26.03.2020 - 07:00 | Son Güncellenme:
HABER ARAŞTIRMA
Ortak açıklamada özetle şu ifadelere yer verildi:
“Koronavirüsle mücadele, kamu sağlığının korunması için şüphesiz gereklidir. Ancak, basına yansıyan taslak metin incelendiğinde, on binlerce mahkûm cezaevlerinde kalmaya devam ederken bir kısım mahkûmun salıverilmesi sonucunu doğuracak bir düzenlemenin, koronavirüs kapsamında kamu sağlığını koruma amacını taşımadığı, bu düzenlemeyle amacın yıllardır gündemde olan cezaevlerinin kapasitelerinin azaltılmasından ibaret olduğu açıkça görülmelidir... Koronavirüs bahane edilerek cinsel saldırı, çocuğun cinsel istismarı ve kadına yönelik şiddet suçlarının da infaz değişikliği kapsamına alınması; çocuk istismarı ve tecavüz faili olan ve kadınlara sistematik şiddet uygulayan birçok erkeğin dışarı çıkması, kadın ve çocukların hayatının tehlikeye girmesi anlamına gelmektedir... Bedelini yine kadınlar ve çocuklar ödeyecektir.

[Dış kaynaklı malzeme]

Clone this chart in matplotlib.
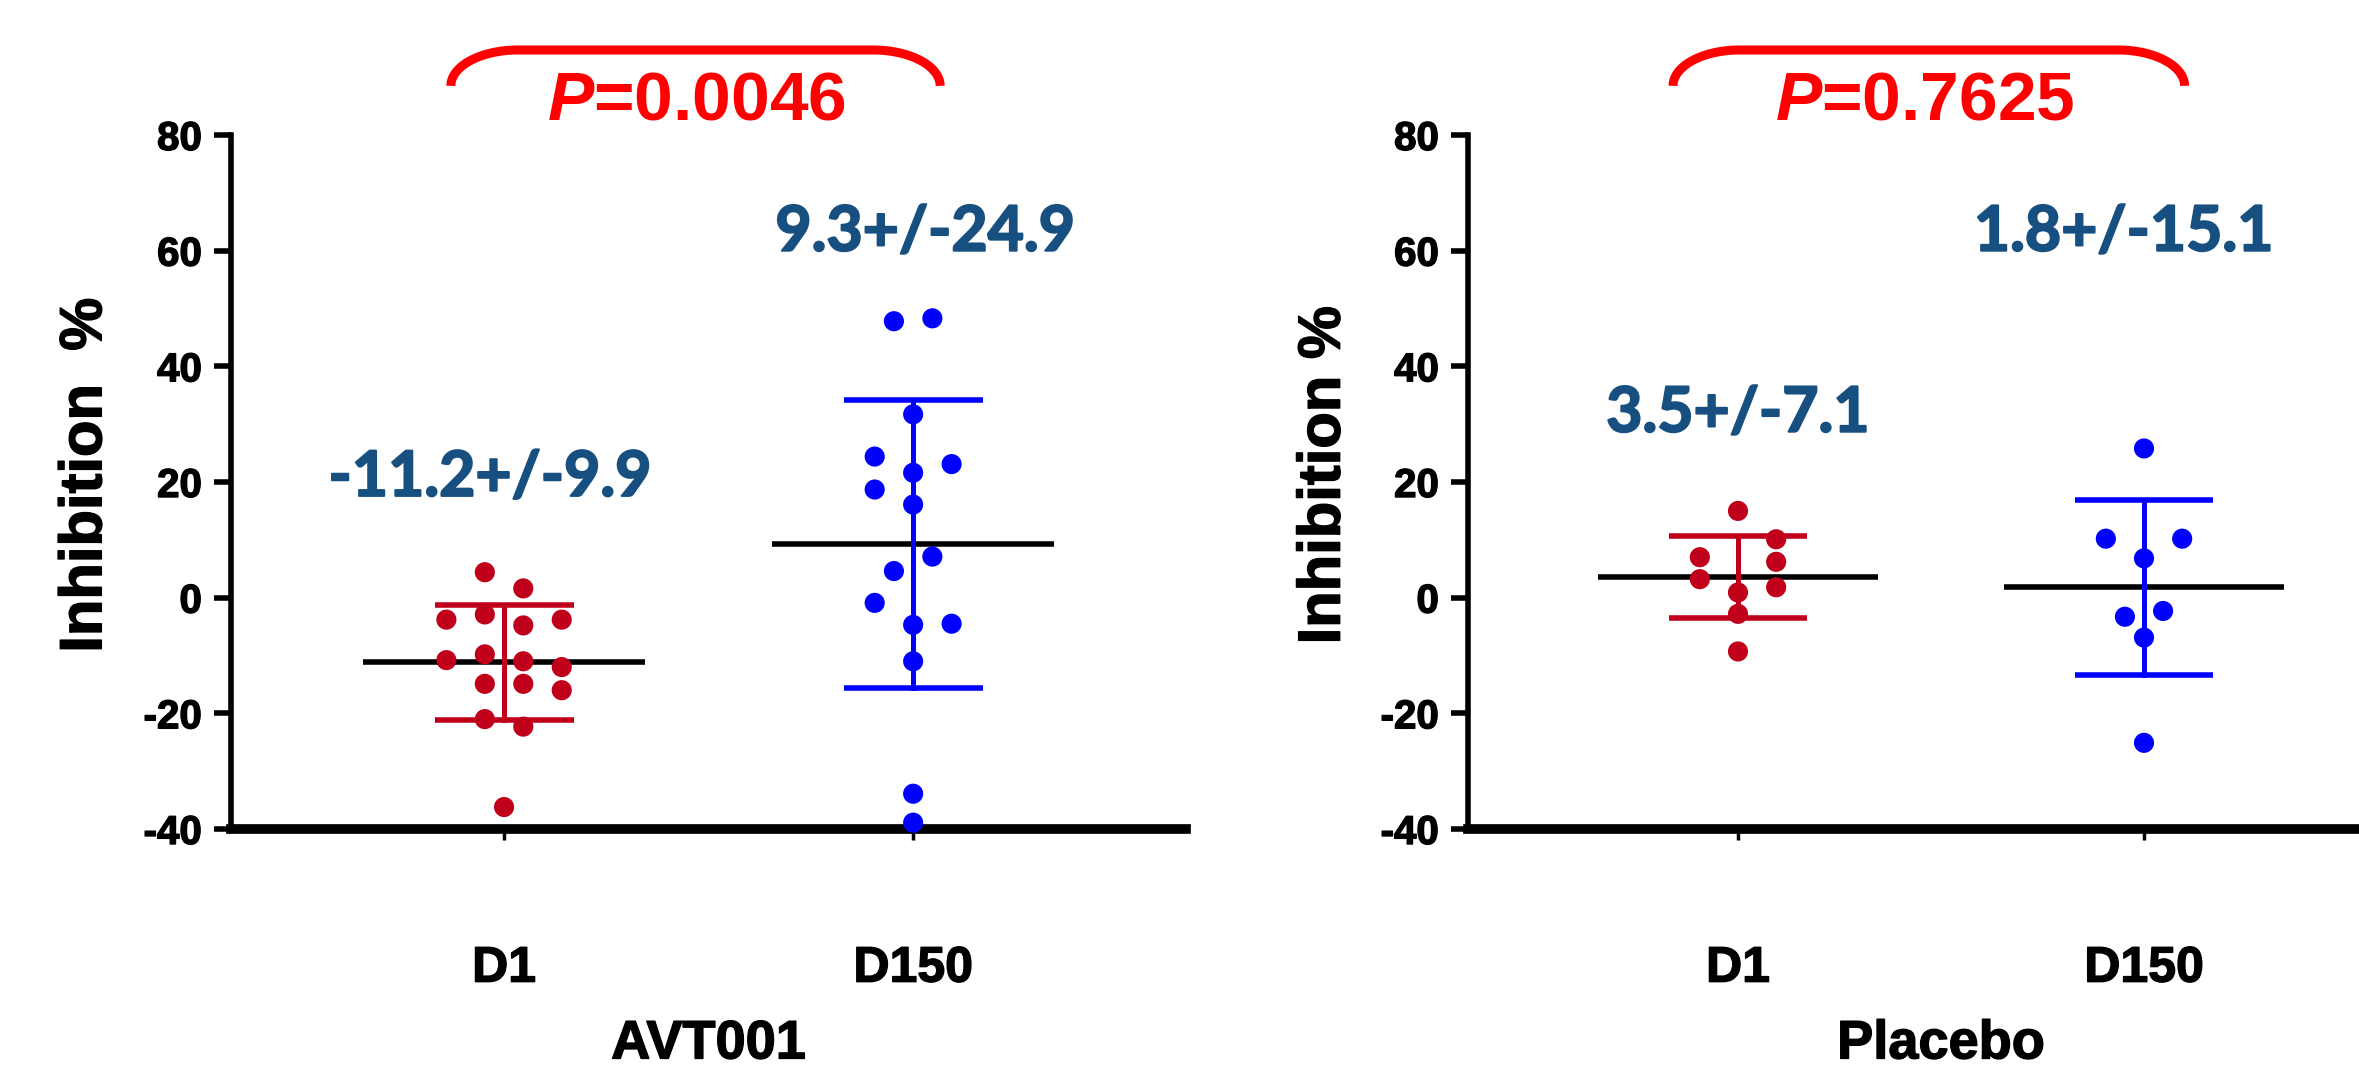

Kadına yönelik şiddet ve cinsel saldırıdan hüküm giymiş faillerin infaz düzenlemesi ile salıverilmesinin başta mağdur kadınlar olmak üzere tüm kadınlar için hayati risk oluşturacağını öngörüyoruz. Bu kapsamda tüm milletvekillerini üçüncü yargı paketine konu olacağı söylenen İnfaz Kanunu düzenlemelerinde çocuğun cinsel istismarının, cinsel saldırının ve kadına yönelik şiddetin önünü açacak herhangi bir düzenlemeye karşı çıkmaya çağırıyoruz.”